The U.S. military is studying ways to establish its own command system separate from that of South Korea when Seoul regains the full operational control of its troops, the top U.S. commander in South Korea said Thursday.

"We are considering creating two independent commands -- one ROK and one U.S., with U.S. forces in a supporting role and restructured to take advantage of U.S. air and naval warfare capability," Gen. Burwell B. Bell, commander of the U.S. Forces Korea (USFK), said in a meeting with South Korean lawmakers. ROK stands for the Republic of Korea, South Korea's official name.

South Korea voluntarily put the operational control of its military under the American-led U.N. Command shortly after the Korean War broke out in 1950. It regained the peacetime control of its forces in 1994, but wartime operational control remains in the hands of the top U.S. commander here.

Since October, the two allies have been reviewing a proposal to create separate command systems in the place of the existing Combined Forces Command (CFC), Bell told the Security Forum, which consists of national defense committee lawmakers.

Bell's remarks come as the two sides are moving to dismantle the CFC by 2012, a key step toward Seoul's planned takeover of wartime operational control of its forces.

So far, South Korea has been believed to favor establishing a new combined command body to replace the CFC or reinforcing the U.S.-led United Nations Command (UNC), which was formed to fight on South Korea's side in the Korean War.
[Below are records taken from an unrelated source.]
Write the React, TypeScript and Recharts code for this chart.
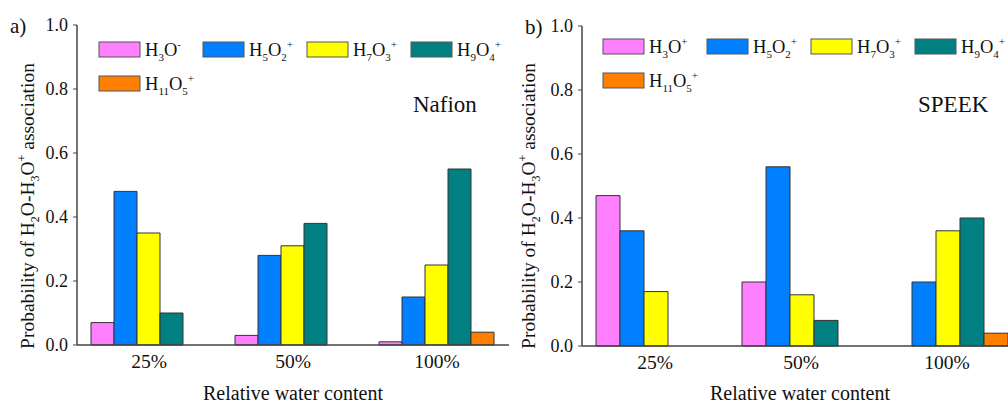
import { Bar, BarChart, XAxis, YAxis } from 'recharts';

const FONT = '"Liberation Serif", "Times New Roman", serif';

const categories = ['25%', '50%', '100%'];
const yTicks = [0, 0.2, 0.4, 0.6, 0.8, 1.0];

// a) Nafion
const nafionH3O = [0.07, 0.03, 0.01];
const nafionH5O2 = [0.48, 0.28, 0.15];
const nafionH7O3 = [0.35, 0.31, 0.25];
const nafionH9O4 = [0.1, 0.38, 0.55];
const nafionH11O5 = [0, 0, 0.04];

// b) SPEEK
const speekH3O = [0.47, 0.2, 0];
const speekH5O2 = [0.36, 0.56, 0.2];
const speekH7O3 = [0.17, 0.16, 0.36];
const speekH9O4 = [0, 0.08, 0.4];
const speekH11O5 = [0, 0, 0.04];

const seriesKeys = ['h3o', 'h5o2', 'h7o3', 'h9o4', 'h11o5'];
const seriesColors = ['#ff80ff', '#0080ff', '#ffff00', '#008080', '#ff8000'];
// H and O subscripts for each cluster
const seriesH = ['3', '5', '7', '9', '11'];
const seriesO = ['', '2', '3', '4', '5'];

const buildRows = (cols: number[][]) =>
  categories.map((cat, i) => {
    const row: Record<string, string | number> = { cat };
    seriesKeys.forEach((k, j) => (row[k] = cols[j][i]));
    return row;
  });

const nafionRows = buildRows([nafionH3O, nafionH5O2, nafionH7O3, nafionH9O4, nafionH11O5]);
const speekRows = buildRows([speekH3O, speekH5O2, speekH7O3, speekH9O4, speekH11O5]);

const AXIS = '#444';

const YTick = (props: any) => (
  <text x={props.x} y={props.y} dy={6} textAnchor="end" fontSize={18} fill="#111" fontFamily={FONT}>
    {Number(props.payload.value).toFixed(1)}
  </text>
);

const XTick = (props: any) => (
  <text x={props.x} y={props.y} dy={23} textAnchor="middle" fontSize={19.5} fill="#111" fontFamily={FONT}>
    {props.payload.value}
  </text>
);

interface PanelProps {
  rows: Record<string, string | number>[];
  left: number;
  width: number;
  margin: { top: number; right: number; bottom: number; left: number };
}

function Panel({ rows, left, width, margin }: PanelProps) {
  return (
    <div style={{ position: 'absolute', left, top: 0 }}>
      <BarChart width={width} height={403} data={rows} margin={margin} barCategoryGap={14} barGap={0}>
        <XAxis
          dataKey="cat"
          height={30}
          tickSize={0}
          tickMargin={0}
          tickLine={false}
          axisLine={{ stroke: AXIS, strokeWidth: 1.5 }}
          tick={<XTick />}
        />
        <XAxis
          xAxisId="top"
          dataKey="cat"
          orientation="top"
          height={0}
          tick={false}
          tickLine={false}
          axisLine={{ stroke: AXIS, strokeWidth: 1.5 }}
        />
        <YAxis
          width={60}
          domain={[0, 1]}
          ticks={yTicks}
          tickSize={4}
          tickMargin={5}
          tickLine={{ stroke: AXIS }}
          axisLine={{ stroke: AXIS, strokeWidth: 1.5 }}
          tick={<YTick />}
        />
        <YAxis
          yAxisId="right"
          orientation="right"
          width={0}
          domain={[0, 1]}
          tick={false}
          tickLine={false}
          axisLine={{ stroke: AXIS, strokeWidth: 1.5 }}
        />
        {seriesKeys.map((k, j) => (
          <Bar
            key={k}
            dataKey={k}
            fill={seriesColors[j]}
            stroke="#333"
            strokeWidth={1}
            isAnimationActive={false}
          />
        ))}
      </BarChart>
    </div>
  );
}

const Formula = ({ j, charge }: { j: number; charge: string }) => (
  <>
    H<tspan dy={5} fontSize={11}>{seriesH[j]}</tspan>
    <tspan dy={-5}>O</tspan>
    {seriesO[j] && <tspan dy={5} fontSize={11}>{seriesO[j]}</tspan>}
    <tspan dy={seriesO[j] ? -13 : -8} fontSize={11}>{charge}</tspan>
  </>
);

function LegendBlock({ x0, y0, charge }: { x0: number; y0: number; charge: string }) {
  return (
    <g>
      {seriesKeys.map((k, j) => {
        const bx = x0 + (j % 4) * 104;
        const by = y0 + Math.floor(j / 4) * 34;
        return (
          <g key={k}>
            <rect x={bx} y={by} width={41} height={15} fill={seriesColors[j]} stroke="#555" strokeWidth={1} />
            <text x={bx + 46} y={by + 14} fontSize={18.5} fill="#111" fontFamily={FONT}>
              <Formula j={j} charge={j === 0 ? charge : '+'} />
            </text>
          </g>
        );
      })}
    </g>
  );
}

const YTitle = ({ x, y }: { x: number; y: number }) => (
  <text x={x} y={y} transform={`rotate(-90 ${x} ${y})`} textAnchor="middle" fontSize={19.5} fill="#111" fontFamily={FONT}>
    Probability of H<tspan dy={5} fontSize={12}>2</tspan>
    <tspan dy={-5}>O-H</tspan>
    <tspan dy={5} fontSize={12}>3</tspan>
    <tspan dy={-5}>O</tspan>
    <tspan dy={-8} fontSize={12}>+</tspan>
    <tspan dy={8}> association</tspan>
  </text>
);

export default function App() {
  return (
    <div style={{ position: 'absolute', left: 0, top: 0, width: 1008, height: 403, overflow: 'hidden', background: '#fff' }}>
      <Panel rows={nafionRows} left={0} width={520} margin={{ top: 25, right: 11, bottom: 28, left: 17 }} />
      <Panel rows={speekRows} left={505} width={515} margin={{ top: 26, right: 0, bottom: 27, left: 17 }} />
      <svg width={1008} height={403} style={{ position: 'absolute', left: 0, top: 0, pointerEvents: 'none' }}>
        <text x={10} y={33} fontSize={21} fill="#111" fontFamily={FONT}>a)</text>
        <text x={525} y={34} fontSize={21} fill="#111" fontFamily={FONT}>b)</text>
        <YTitle x={34} y={206} />
        <YTitle x={535} y={206} />
        <LegendBlock x0={99} y0={42} charge="-" />
        <LegendBlock x0={603} y0={39} charge="+" />
        <text x={413} y={112} fontSize={23} fill="#111" fontFamily={FONT}>Nafion</text>
        <text x={918} y={112} fontSize={23} fill="#111" fontFamily={FONT}>SPEEK</text>
        <text x={293} y={400} textAnchor="middle" fontSize={20} fill="#111" fontFamily={FONT}>Relative water content</text>
        <text x={800} y={400} textAnchor="middle" fontSize={20} fill="#111" fontFamily={FONT}>Relative water content</text>
      </svg>
    </div>
  );
}
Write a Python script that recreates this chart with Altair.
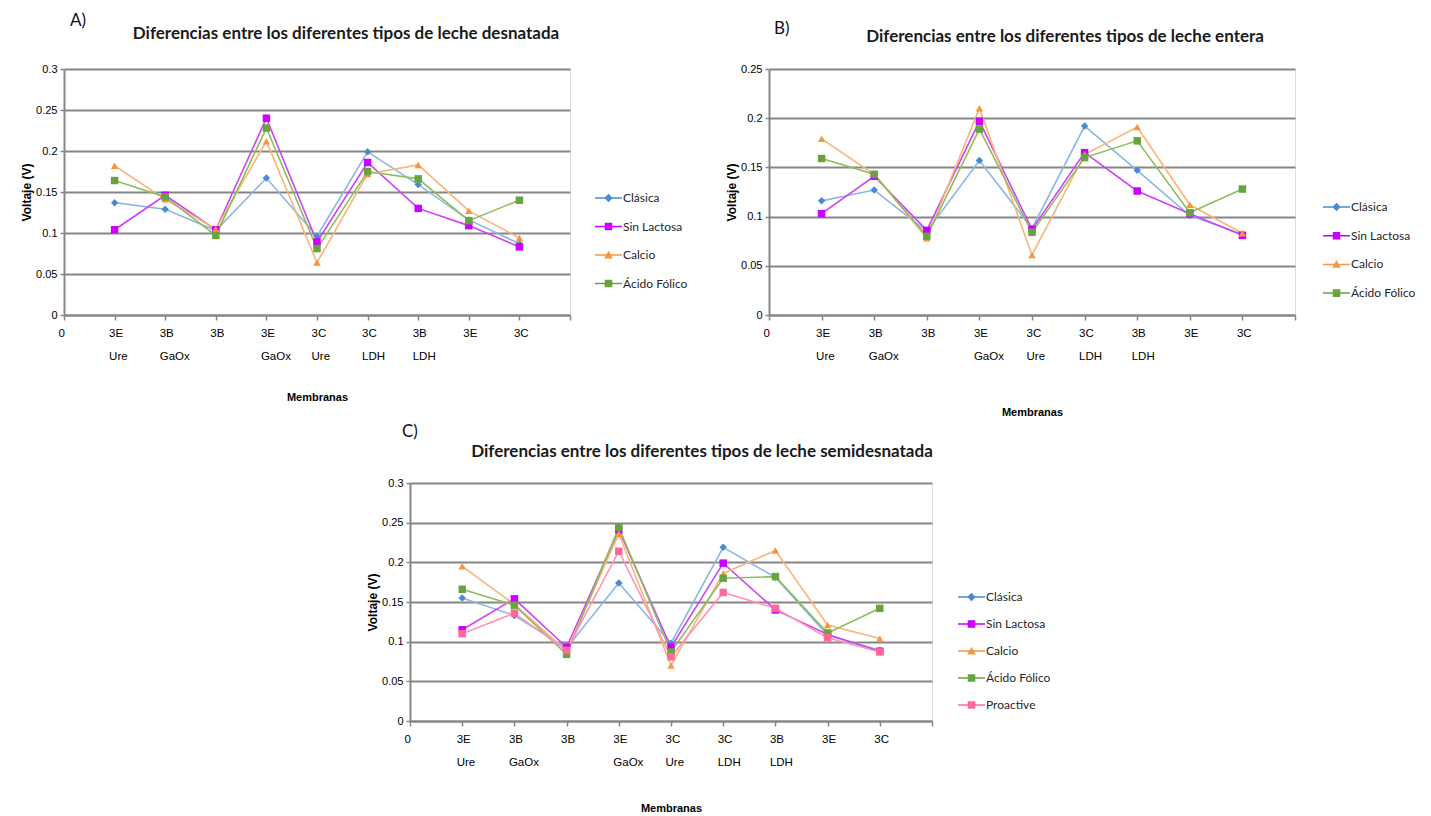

However, Bell and South Korean officials confirmed that they are in favor of running two separate operational commands that they believe can better suit the needs of the two countries.

"Whatever emerges, our pledge to ensure the security of your great nation will not be compromised," Bell said.

The office of South Korea's Joint Chiefs of Staff, which is in charge of studying the issue, plans to draw up a road map for the new system and present it to an annual meeting of the two countries's defense chiefs in October, South Korean officials said.

South Korea's military believes that the current Combined Forces Command would be ineffective if South Korea regains wartime operational control of its forces, they said.

The Seoul-Washington alliance, forged in blood during the Korean War, has faced fundamental changes in recent years, as South Korea's 650,000-strong military is moving to reduce its dependence on the U.S. military.

About 30,000 U.S. troops are currently stationed in South Korea, a legacy of the 1950-53 Korean War. The number is scheduled to go down to 25,000 by 2008.

The two sides already agreed to operate a joint panel to study what additional security roles South Korea should take over from the U.S. military.

The United States, on its part, has also begun transforming its fixed military bases in South Korea into more mobile, streamlined forces as part of its global troop realignment plan.

"If South Korea regains wartime operational control, it means the maintenance of the CFC will be impossible and that the status of the U.S. Forces Korea will likely be changed," said Hong Seong-pyo, chief of the military affairs research team at Korea National Defense University.

The two Koreas are technically in a state of war, since the 1950-53 Korean War ended with an armistice, not a peace treaty.